## What is expected
Look at the data below and print exactly the lines from its first line through the line with "Clay from Murang'a"; the pictures stay out of the copy.
[Start]
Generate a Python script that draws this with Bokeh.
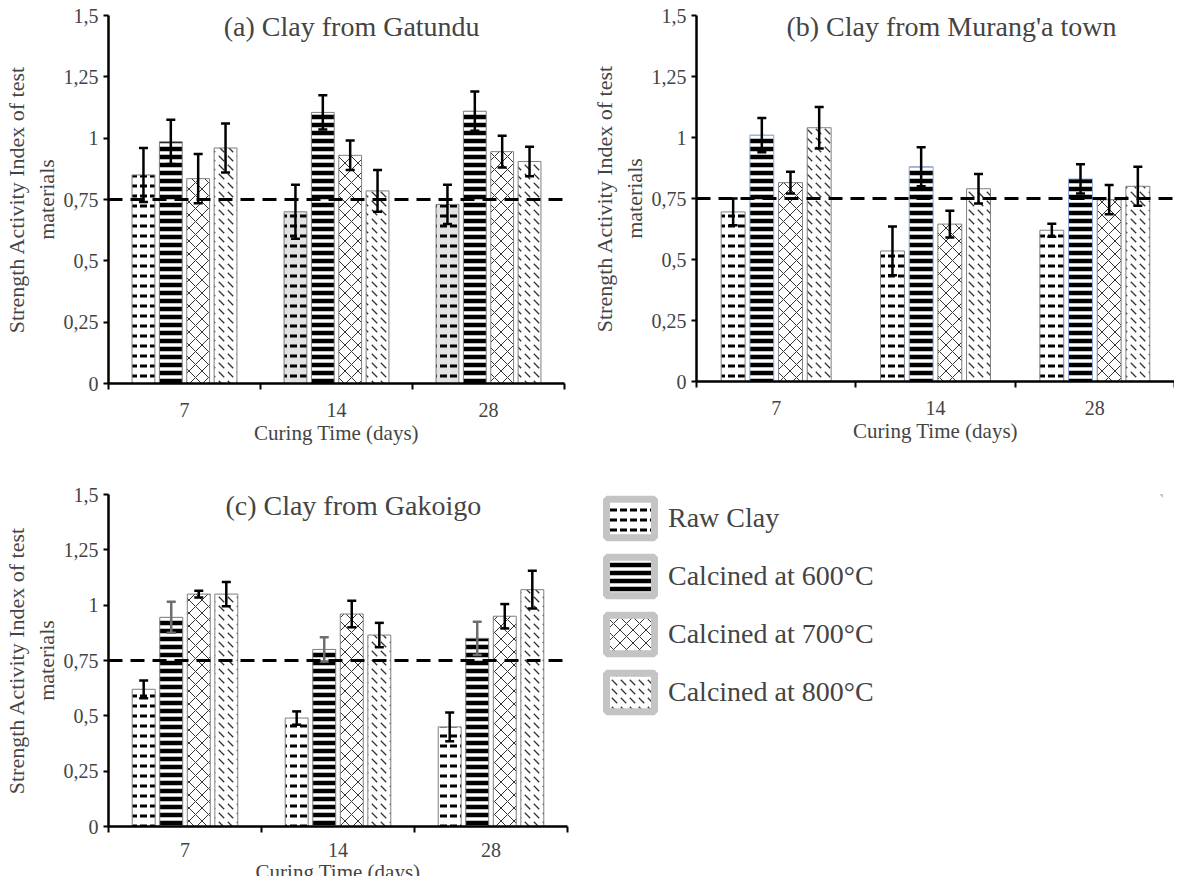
from bokeh.plotting import figure
from bokeh.models import (ColumnDataSource, Range1d, LinearAxis,
                          FixedTicker, CustomJSTickFormatter, Span, Whisker, TeeHead, Label,
                          Legend, LegendItem)
from bokeh.transform import dodge
from bokeh.layouts import row, column
from bokeh.embed import file_html
from bokeh.resources import INLINE

# ---------------- data ----------------
days = ["7", "14", "28"]
series = ["Raw Clay", "Calcined at 600°C", "Calcined at 700°C", "Calcined at 800°C"]
y_ticks = [0, 0.25, 0.5, 0.75, 1, 1.25, 1.5]
threshold = 0.75

titles = ["(a) Clay from Gatundu", "(b) Clay from Murang'a town", "(c) Clay from Gakoigo"]

# (a) Gatundu
gatundu_raw = [0.85, 0.70, 0.73]
gatundu_600 = [0.985, 1.105, 1.11]
gatundu_700 = [0.835, 0.93, 0.945]
gatundu_800 = [0.96, 0.785, 0.905]
gatundu_raw_err = [0.11, 0.11, 0.08]
gatundu_600_err = [0.09, 0.07, 0.08]
gatundu_700_err = [0.10, 0.06, 0.065]
gatundu_800_err = [0.10, 0.085, 0.06]

# (b) Murang'a town
muranga_raw = [0.695, 0.535, 0.62]
muranga_600 = [1.01, 0.88, 0.83]
muranga_700 = [0.815, 0.645, 0.745]
muranga_800 = [1.04, 0.79, 0.80]
muranga_raw_err = [0.055, 0.10, 0.027]
muranga_600_err = [0.07, 0.08, 0.06]
muranga_700_err = [0.045, 0.055, 0.06]
muranga_800_err = [0.085, 0.06, 0.08]

# (c) Gakoigo
gakoigo_raw = [0.62, 0.49, 0.45]
gakoigo_600 = [0.945, 0.80, 0.85]
gakoigo_700 = [1.05, 0.96, 0.95]
gakoigo_800 = [1.05, 0.865, 1.07]
gakoigo_raw_err = [0.04, 0.03, 0.065]
gakoigo_600_err = [0.07, 0.055, 0.075]
gakoigo_700_err = [0.015, 0.06, 0.055]
gakoigo_800_err = [0.055, 0.055, 0.085]

# ---------------- styling ----------------
FONT = "Liberation Serif"
STYLES = [
    dict(hatch_pattern="horizontal_dash", hatch_scale=10, hatch_weight=3, hatch_color="black"),
    dict(hatch_pattern="horizontal_line", hatch_scale=8, hatch_weight=4.5, hatch_color="black"),
    dict(hatch_pattern="diagonal_cross", hatch_scale=13, hatch_weight=1, hatch_color="#333333"),
    dict(hatch_pattern="left_diagonal_dash", hatch_scale=9, hatch_weight=1.3, hatch_color="#333333"),
]
OFFSETS = [-0.27, -0.09, 0.09, 0.27]
BAR_W = 0.15
GREY = "#7f7f7f"

# category slots on the x scale: one unit per curing time
slots = [i + 0.5 for i in range(len(days))]
edges = list(range(len(days) + 1))


def make_panel(title, values, errors, frame, borders, bar_lines, whisk_colors,
               raw_fill, bottom_std, title_y):
    fw, fh = frame
    bl, br, bt, bb = borders
    p = figure(x_range=Range1d(0, len(days)), y_range=Range1d(0, 1.5),
               frame_width=fw, frame_height=fh, output_backend="svg", toolbar_location=None,
               x_axis_location=None, y_axis_location=None,
               min_border_left=bl, min_border_right=br, min_border_top=bt, min_border_bottom=bb)
    p.outline_line_color = None
    p.grid.visible = False

    yaxis = LinearAxis(ticker=FixedTicker(ticks=y_ticks, minor_ticks=[]),
                       formatter=CustomJSTickFormatter(code="return String(tick).replace('.', ',')"),
                       axis_label="Strength Activity Index of test\nmaterials",
                       axis_label_text_font=FONT, axis_label_text_font_size="22px",
                       axis_label_text_font_style="normal", axis_label_standoff=2,
                       major_label_text_font=FONT, major_label_text_font_size="20px",
                       major_label_standoff=5,
                       axis_line_width=2.5, axis_line_color="black",
                       major_tick_out=5, major_tick_in=0, major_tick_line_width=2,
                       minor_tick_line_color=None)
    p.add_layout(yaxis, "left")

    xaxis = LinearAxis(ticker=FixedTicker(ticks=slots, minor_ticks=edges),
                       formatter=CustomJSTickFormatter(args=dict(labels=days),
                                                       code="return labels[Math.floor(tick)]"),
                       major_label_text_font=FONT, major_label_text_font_size="20px",
                       major_label_standoff=bottom_std[0],
                       axis_label="Curing Time (days)",
                       axis_label_text_font=FONT, axis_label_text_font_size="21px",
                       axis_label_text_font_style="normal",
                       axis_label_standoff=bottom_std[1],
                       axis_line_width=2.5, axis_line_color="black",
                       major_tick_line_color=None, major_tick_out=0, major_tick_in=0,
                       minor_tick_out=6, minor_tick_in=0, minor_tick_line_width=2,
                       minor_tick_line_color="black")
    p.add_layout(xaxis, "below")

    for i in range(len(series)):
        v = values[i]
        e = errors[i]
        fills = raw_fill if i == 0 else ["white"] * len(days)
        src = ColumnDataSource(dict(slot=slots, value=v, fill=fills,
                                    upper=[a + b for a, b in zip(v, e)],
                                    lower=[a - b for a, b in zip(v, e)]))
        xs = dodge("slot", OFFSETS[i])
        p.vbar(x=xs, top="value", width=BAR_W, source=src, fill_color="fill",
               line_color=bar_lines[i], line_width=1, **STYLES[i])
        wc = whisk_colors[i]
        w = Whisker(base=xs, upper="upper", lower="lower", source=src,
                    line_width=2.5, line_color=wc, level="overlay",
                    upper_head=TeeHead(size=9, line_width=2.5, line_color=wc),
                    lower_head=TeeHead(size=9, line_width=2.5, line_color=wc))
        p.add_layout(w)

    p.add_layout(Span(location=threshold, dimension="width", line_color="black",
                      line_width=3, line_dash="14 8", level="overlay"))
    p.add_layout(Label(x=1.6, y=title_y, text=title, text_font=FONT, text_font_size="28px",
                       text_align="center", text_baseline="middle"))
    return p


white3 = ["white"] * 3
pa = make_panel(titles[0],
                [gatundu_raw, gatundu_600, gatundu_700, gatundu_800],
                [gatundu_raw_err, gatundu_600_err, gatundu_700_err, gatundu_800_err],
                (456, 368), (103, 24, 12, 70), [GREY] * 4, ["black"] * 4,
                ["white", "#e2e2e2", "#e2e2e2"], (13, 1), 1.455)
pb = make_panel(titles[1],
                [muranga_raw, muranga_600, muranga_700, muranga_800],
                [muranga_raw_err, muranga_600_err, muranga_700_err, muranga_800_err],
                (478, 366), (103, 0, 15, 69), [GREY, "#8faadc", GREY, GREY], ["black"] * 4,
                white3, (13, 1), 1.455)
pc = make_panel(titles[2],
                [gakoigo_raw, gakoigo_600, gakoigo_700, gakoigo_800],
                [gakoigo_raw_err, gakoigo_600_err, gakoigo_700_err, gakoigo_800_err],
                (459, 332), (103, 21, 32, 62), [GREY] * 4, ["black", "#6e6e6e", "black", "black"],
                white3, (10, 0), 1.45)

# legend panel (swatch renderers sit outside the visible range)
pl = figure(width=575, height=420, x_range=Range1d(0, 1), y_range=Range1d(0, 1),
            output_backend="svg", toolbar_location=None,
            x_axis_location=None, y_axis_location=None,
            min_border_left=12, min_border_top=44, min_border_right=0, min_border_bottom=0)
pl.outline_line_color = None
pl.grid.visible = False
items = []
for i, name in enumerate(series):
    r = pl.vbar(x=[5], top=[5], bottom=[4], width=0.1, fill_color="white",
                line_color="#c4c4c4", line_width=7, **STYLES[i])
    items.append(LegendItem(label=name, renderers=[r]))
leg = Legend(items=items, location="top_left", glyph_width=60, glyph_height=48, spacing=10,
             padding=0, margin=0, label_text_font=FONT, label_text_font_size="28px",
             label_standoff=8, border_line_color=None, background_fill_alpha=0)
pl.add_layout(leg)

layout = column(row(pa, pb, spacing=0), row(pc, pl, spacing=0), spacing=0)

with open("out.html", "w") as f:
    f.write(file_html(layout, INLINE))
[End]
## Output for this task
Generate a Python script that draws this with Bokeh.
from bokeh.plotting import figure
from bokeh.models import (ColumnDataSource, Range1d, LinearAxis,
                          FixedTicker, CustomJSTickFormatter, Span, Whisker, TeeHead, Label,
                          Legend, LegendItem)
from bokeh.transform import dodge
from bokeh.layouts import row, column
from bokeh.embed import file_html
from bokeh.resources import INLINE

# ---------------- data ----------------
days = ["7", "14", "28"]
series = ["Raw Clay", "Calcined at 600°C", "Calcined at 700°C", "Calcined at 800°C"]
y_ticks = [0, 0.25, 0.5, 0.75, 1, 1.25, 1.5]
threshold = 0.75

titles = ["(a) Clay from Gatundu", "(b) Clay from Murang'a town", "(c) Clay from Gakoigo"]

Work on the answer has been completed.